My function $w_{j}(x,y)=x+3y$ is harmonic
$w_{xx}+w_{yy}=0+0$
In order to find $v_{1}(x,y)$ I use Cauchy-Riemann
$v_{y}=w_{x}$ and $v_{x}=-w_{y}$
So for $v_{y}$ and $v_{x}$
$v_{1}(x,y)=\int1dy=x+A(X)$
$v_{1}(x,y)=\int-3dx=-3x+B(x)$
And from here I am stuck. My textbook doesn't explain harmonic conjugates very well, so any help will be most grateful!

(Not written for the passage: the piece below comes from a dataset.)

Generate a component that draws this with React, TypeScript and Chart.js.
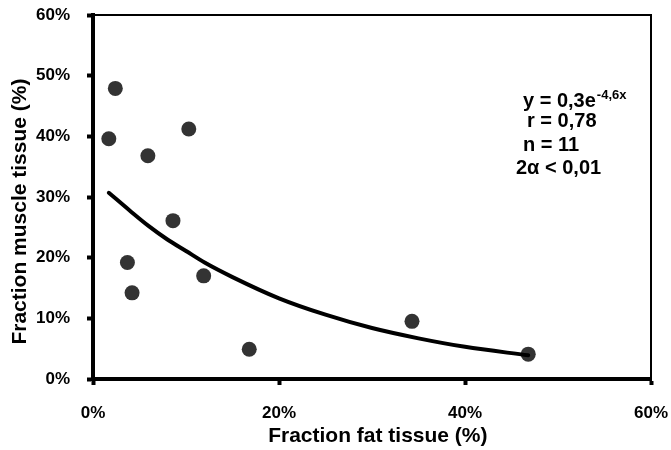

Given the harmonic function
$w = x + 3y, \tag 0$
we have, by the Cauchy-Riemann equations,
$v_x = -w_y = -3, \tag 1$
and
$v_y = w_x = 1; \tag 2$
thus
$\nabla v = \begin{pmatrix} v_x \\ v_y \end{pmatrix} = \begin{pmatrix} -3 \\ 1 \end{pmatrix}; \tag 3$
it follows that, given any two points $(x_0, y_0), (x, y) \in \Bbb R^2$, and any differentiable path $\gamma(t)$ 'twixt $(x_0, y_0)$ and $(x, y)$,
$\gamma(t): [0, 1] \to \Bbb R^2; \; \gamma(0) = (x_0, y_0), \; \gamma(1) = (x, y), \tag 4$
that
$v(x, y) - v(x_0, y_0) = \displaystyle \int_0^1 \dfrac{dv(\gamma(s))}{ds} \; ds = \int_0^1 \nabla v(\gamma(s)) \cdot \gamma'(s) \; ds; \tag 5$
according to (3), the vector field $\nabla v$ will be constant along any such curve $\gamma(t)$; thus
$v(x, y) - v(x_0, y_0) = \displaystyle \int_0^1 \begin{pmatrix} -3 \\ 1 \end{pmatrix} \cdot \gamma'(s) \; ds; \tag 6$
if we take $\gamma(t)$ to be a line segment joining $(x_0, y_0)$ and $(x, y)$,
$\gamma(t) = t(x, y) + (1 - t)(x_0, y_0) = (tx + (1 - t)x_0, ty + (1 - t)y_0)$ $= (x_0 + t(x - x_0), y_0 + t(y - y_0)), \tag 7$
then
$\gamma'(t) = \begin{pmatrix} x - x_0 \\ y - y_0 \end{pmatrix}; \tag 8$
the integral (6) thus becomes
$v(x, y) - v(x_0, y_0) = \displaystyle \int_0^1 \begin{pmatrix} -3 \\ 1 \end{pmatrix} \cdot \begin{pmatrix} x - x_0 \\ y - y_0 \end{pmatrix} \; ds = \displaystyle \int_0^1 (-3(x - x_0) + (y - y_0)) \; ds$ $= \displaystyle (-3(x - x_0) + (y - y_0)) \int_0^1 ds = -3(x - x_0) + (y - y_0) = -3x + y + (3x_0 - y_0); \tag 9$
the expression $-3(x - x_0) + (y - y_0)$ may brought outside the integral since it is constant with respect to the variable of integration $s$; thus
$v(x, y) = -3x + y + (3x_0 - y_0) + v(x_0 y_0); \tag {10}$
$v(x_0, y_0)$ may be chosen freely and we may set
$C = (3x_0 - y_0) + v(x_0, y_0), \tag{11}$
and it follows that the harmonic conjugate of $w(x, y) = x + 3y$ is of the form
$v(x, y) = -3x + y + C; \tag{12}$
it follows that
$w(x, y) + iv(x, y) = x + 3y + i(-3x + y + C) \tag{13}$
is holomorphic; the reader may easily check that it obeys the Cauchy-Riemann equations
Having found $v$ such that $w + iv$ is holomorphic, we observe that
$-v + iw = i(w + iv) \tag{14}$
is also holomorphic; thus taking
$u = -v \tag{15}$
we find that $u + iw$ is holomorphic as well.